Pero hubo cosas divertidas. Me pareció estupendo que para luchar contra las huestes de Voldemort enviasen a un ejército de marypoppins, que a los repelentes adolescentes de las historias de magos que ya conocemos. Pero indudablemente, los momentos más gloriosos nos los proporcionó su graciosa majestad. El paripé montado con el actual jamesbond, según el cual, presuntamente llegó al estadio en helicóptero y paracaídas tuvo lo suyo de surrealista. La cara de inexpresivo cartón que mostró las escasas veces que el realizador se atrevió a enfocarla… bueno.

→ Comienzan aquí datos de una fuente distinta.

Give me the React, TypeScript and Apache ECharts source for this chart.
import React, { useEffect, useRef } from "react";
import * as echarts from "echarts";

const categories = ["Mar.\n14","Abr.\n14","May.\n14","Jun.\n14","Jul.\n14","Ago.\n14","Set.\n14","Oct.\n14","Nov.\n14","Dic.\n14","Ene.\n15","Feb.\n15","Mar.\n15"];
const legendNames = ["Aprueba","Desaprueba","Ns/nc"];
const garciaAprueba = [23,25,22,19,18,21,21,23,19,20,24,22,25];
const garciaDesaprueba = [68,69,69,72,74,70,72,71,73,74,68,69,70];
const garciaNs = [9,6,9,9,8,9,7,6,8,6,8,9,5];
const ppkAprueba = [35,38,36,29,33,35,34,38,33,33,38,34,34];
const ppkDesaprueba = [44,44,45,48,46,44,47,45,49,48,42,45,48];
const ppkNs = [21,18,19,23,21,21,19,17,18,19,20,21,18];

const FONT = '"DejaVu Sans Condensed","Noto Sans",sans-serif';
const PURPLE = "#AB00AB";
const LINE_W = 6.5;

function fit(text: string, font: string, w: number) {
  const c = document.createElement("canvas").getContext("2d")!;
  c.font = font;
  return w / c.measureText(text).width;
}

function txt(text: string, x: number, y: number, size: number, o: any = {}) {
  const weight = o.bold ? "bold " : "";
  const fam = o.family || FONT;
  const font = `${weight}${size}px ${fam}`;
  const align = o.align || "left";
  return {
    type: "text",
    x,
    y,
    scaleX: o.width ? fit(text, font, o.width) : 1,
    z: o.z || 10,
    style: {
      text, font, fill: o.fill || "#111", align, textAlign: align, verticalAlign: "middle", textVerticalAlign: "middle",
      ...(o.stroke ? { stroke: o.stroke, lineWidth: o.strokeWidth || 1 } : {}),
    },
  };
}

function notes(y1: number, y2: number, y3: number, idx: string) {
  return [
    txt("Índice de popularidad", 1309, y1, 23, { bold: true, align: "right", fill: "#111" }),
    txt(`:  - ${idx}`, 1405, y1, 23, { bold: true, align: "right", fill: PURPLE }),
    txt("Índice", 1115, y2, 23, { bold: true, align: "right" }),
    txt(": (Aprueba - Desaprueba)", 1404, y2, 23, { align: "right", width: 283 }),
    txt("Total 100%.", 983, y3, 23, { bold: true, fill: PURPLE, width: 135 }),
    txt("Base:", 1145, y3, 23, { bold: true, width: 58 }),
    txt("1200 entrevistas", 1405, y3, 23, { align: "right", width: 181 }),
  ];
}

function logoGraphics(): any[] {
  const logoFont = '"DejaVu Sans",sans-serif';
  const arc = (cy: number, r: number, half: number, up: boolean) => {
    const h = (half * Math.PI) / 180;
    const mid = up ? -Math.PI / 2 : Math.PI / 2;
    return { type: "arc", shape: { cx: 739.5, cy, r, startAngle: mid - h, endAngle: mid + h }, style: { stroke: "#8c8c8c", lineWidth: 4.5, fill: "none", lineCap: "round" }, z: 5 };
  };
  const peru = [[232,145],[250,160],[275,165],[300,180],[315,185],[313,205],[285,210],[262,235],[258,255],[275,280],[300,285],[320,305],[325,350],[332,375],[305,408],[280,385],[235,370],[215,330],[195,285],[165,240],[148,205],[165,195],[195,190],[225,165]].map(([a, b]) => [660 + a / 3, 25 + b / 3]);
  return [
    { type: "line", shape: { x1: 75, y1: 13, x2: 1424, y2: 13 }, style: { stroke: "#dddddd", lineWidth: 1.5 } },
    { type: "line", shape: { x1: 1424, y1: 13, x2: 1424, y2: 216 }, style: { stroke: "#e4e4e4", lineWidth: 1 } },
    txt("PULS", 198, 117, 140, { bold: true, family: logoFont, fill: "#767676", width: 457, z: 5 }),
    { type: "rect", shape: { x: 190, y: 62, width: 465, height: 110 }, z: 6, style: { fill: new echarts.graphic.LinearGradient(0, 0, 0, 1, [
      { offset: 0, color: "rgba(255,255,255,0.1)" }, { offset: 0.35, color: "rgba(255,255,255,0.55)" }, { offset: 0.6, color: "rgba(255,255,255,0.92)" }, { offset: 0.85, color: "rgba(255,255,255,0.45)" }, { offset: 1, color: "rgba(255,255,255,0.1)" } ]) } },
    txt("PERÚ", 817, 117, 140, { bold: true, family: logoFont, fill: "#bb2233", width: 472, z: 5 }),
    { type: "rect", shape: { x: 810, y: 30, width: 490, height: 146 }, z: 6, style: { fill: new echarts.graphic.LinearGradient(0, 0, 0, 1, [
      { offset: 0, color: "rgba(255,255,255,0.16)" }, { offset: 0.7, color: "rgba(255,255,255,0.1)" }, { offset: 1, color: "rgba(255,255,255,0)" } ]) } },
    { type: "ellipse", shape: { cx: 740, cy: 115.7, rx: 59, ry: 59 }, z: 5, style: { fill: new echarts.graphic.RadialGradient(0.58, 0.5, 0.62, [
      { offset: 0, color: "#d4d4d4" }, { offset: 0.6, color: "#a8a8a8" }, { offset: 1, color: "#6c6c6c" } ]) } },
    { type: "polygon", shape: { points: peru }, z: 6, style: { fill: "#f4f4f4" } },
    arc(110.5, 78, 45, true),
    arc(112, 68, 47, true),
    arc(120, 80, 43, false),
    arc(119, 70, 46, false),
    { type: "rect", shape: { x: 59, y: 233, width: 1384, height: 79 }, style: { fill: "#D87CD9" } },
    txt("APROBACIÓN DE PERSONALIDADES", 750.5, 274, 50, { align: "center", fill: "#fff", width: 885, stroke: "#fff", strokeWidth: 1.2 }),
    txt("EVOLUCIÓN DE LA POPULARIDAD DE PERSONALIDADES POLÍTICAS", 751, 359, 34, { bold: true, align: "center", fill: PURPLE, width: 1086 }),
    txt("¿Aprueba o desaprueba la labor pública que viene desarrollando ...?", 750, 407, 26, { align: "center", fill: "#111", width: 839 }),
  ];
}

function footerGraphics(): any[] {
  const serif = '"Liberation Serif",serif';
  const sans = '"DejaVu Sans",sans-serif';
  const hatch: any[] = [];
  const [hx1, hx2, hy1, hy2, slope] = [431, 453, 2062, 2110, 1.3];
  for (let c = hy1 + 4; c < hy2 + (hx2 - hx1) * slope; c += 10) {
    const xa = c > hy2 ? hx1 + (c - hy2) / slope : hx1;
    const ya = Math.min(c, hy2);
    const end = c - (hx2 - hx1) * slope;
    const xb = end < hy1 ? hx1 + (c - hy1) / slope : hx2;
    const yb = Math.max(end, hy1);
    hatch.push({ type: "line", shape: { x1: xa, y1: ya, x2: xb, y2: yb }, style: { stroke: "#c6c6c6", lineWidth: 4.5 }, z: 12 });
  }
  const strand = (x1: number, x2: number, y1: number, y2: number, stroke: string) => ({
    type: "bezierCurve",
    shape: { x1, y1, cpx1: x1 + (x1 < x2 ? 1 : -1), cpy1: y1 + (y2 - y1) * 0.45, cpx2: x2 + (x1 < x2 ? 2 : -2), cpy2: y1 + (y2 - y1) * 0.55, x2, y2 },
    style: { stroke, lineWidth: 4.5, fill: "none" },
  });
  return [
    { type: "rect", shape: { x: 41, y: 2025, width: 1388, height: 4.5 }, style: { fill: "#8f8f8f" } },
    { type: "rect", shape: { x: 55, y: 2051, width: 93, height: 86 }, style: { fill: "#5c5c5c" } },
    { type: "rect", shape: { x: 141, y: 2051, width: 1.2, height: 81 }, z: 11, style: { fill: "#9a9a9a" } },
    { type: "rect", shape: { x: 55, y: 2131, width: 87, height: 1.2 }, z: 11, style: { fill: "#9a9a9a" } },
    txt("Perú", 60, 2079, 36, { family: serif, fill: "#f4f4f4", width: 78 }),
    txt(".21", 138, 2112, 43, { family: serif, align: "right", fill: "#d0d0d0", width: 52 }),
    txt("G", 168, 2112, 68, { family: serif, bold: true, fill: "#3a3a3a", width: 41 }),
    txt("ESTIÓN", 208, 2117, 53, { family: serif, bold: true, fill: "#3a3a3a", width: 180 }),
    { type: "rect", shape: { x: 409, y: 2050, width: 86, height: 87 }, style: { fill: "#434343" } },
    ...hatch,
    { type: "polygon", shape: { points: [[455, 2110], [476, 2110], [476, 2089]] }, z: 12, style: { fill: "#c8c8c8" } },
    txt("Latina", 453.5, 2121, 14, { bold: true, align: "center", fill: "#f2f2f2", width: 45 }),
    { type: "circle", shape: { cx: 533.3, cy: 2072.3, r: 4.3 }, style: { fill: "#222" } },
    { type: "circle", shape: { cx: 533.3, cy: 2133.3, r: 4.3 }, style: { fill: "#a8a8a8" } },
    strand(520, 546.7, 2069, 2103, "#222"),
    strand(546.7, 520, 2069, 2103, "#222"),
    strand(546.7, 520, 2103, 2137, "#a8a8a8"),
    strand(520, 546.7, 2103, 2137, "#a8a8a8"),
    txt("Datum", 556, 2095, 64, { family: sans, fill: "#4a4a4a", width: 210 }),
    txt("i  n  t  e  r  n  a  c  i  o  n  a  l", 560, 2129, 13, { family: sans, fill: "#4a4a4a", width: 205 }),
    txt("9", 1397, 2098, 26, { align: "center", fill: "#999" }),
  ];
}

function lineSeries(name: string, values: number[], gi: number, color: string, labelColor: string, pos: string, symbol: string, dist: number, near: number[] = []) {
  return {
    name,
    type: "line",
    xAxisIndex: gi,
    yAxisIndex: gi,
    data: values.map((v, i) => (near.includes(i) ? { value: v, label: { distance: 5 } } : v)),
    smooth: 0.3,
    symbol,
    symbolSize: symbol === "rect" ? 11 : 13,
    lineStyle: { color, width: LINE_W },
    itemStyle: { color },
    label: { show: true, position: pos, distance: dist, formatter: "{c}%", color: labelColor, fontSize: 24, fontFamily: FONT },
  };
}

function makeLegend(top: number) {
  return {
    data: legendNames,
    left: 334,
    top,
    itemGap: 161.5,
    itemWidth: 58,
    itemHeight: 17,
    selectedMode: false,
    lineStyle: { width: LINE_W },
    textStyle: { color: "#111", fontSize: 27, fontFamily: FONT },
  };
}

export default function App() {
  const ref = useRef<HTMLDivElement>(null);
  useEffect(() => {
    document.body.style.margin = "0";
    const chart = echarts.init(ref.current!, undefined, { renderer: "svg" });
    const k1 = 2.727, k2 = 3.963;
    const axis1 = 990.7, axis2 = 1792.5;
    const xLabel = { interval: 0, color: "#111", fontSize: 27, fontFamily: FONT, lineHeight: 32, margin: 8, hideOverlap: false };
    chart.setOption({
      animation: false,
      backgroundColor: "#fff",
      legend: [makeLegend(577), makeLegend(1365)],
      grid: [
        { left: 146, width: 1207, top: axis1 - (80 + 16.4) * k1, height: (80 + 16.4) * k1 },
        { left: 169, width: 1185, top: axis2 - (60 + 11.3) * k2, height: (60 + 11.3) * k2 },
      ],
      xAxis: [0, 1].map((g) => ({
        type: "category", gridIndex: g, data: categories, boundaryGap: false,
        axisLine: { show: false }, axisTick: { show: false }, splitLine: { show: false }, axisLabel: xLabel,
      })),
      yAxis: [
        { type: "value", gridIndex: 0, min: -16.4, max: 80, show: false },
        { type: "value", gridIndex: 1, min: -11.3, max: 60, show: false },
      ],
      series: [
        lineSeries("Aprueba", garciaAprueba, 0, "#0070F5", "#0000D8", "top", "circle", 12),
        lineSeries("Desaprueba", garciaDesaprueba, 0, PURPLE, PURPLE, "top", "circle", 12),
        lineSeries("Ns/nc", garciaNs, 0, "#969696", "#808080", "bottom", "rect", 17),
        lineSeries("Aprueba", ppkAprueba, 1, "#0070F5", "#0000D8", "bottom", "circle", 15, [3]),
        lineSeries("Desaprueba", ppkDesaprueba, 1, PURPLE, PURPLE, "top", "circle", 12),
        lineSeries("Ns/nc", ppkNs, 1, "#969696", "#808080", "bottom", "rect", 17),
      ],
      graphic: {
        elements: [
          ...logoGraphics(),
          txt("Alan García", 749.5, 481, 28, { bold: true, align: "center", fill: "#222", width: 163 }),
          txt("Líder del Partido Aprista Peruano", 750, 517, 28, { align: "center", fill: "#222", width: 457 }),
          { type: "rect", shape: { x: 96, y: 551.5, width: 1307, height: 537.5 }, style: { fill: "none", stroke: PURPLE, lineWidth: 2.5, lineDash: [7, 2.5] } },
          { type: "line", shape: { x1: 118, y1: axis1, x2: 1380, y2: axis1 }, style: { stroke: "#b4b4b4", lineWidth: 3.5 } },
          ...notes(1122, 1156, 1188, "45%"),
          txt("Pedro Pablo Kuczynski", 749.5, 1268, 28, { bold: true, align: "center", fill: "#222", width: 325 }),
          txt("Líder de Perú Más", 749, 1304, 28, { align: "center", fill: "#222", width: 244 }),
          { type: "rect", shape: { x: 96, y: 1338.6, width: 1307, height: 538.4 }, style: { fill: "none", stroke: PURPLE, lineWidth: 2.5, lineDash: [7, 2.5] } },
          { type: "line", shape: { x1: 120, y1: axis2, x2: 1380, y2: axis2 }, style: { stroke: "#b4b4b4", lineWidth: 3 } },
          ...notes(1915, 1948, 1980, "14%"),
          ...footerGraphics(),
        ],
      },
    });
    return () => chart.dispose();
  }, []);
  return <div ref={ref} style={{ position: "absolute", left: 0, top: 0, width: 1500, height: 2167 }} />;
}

Pero la ocurrencia del mencionado realizador de mostrar la actitud de la reina cuando sus súbditos salieron a desfilar, resultando en que fue el momento que la soberana consideró más oportuno para limpiarse la roña de las uñas, con una indiferencia de tamaño piramidal hacia los saludos y los vítores de los entusiastas atletas británicos… eso hizo que el tragarse la ceremonia inaugural que duró casi cuatro horas mereciese la pena. Danny Boyle ha resultado un excelente director de comedia, y a su director de reparto habría que darle un óscar.
Bueno, hay más, pero ya me he extendido demasiado. Ver un espectáculo de estos una vez cada 20 años no hace daño. Creo. Y da para hablar un rato en alguna tertulia intrascendente de las terrazas de verano.

Turistas esperando el cambio de la guardia a caballo, con St. James`s Park de fondo.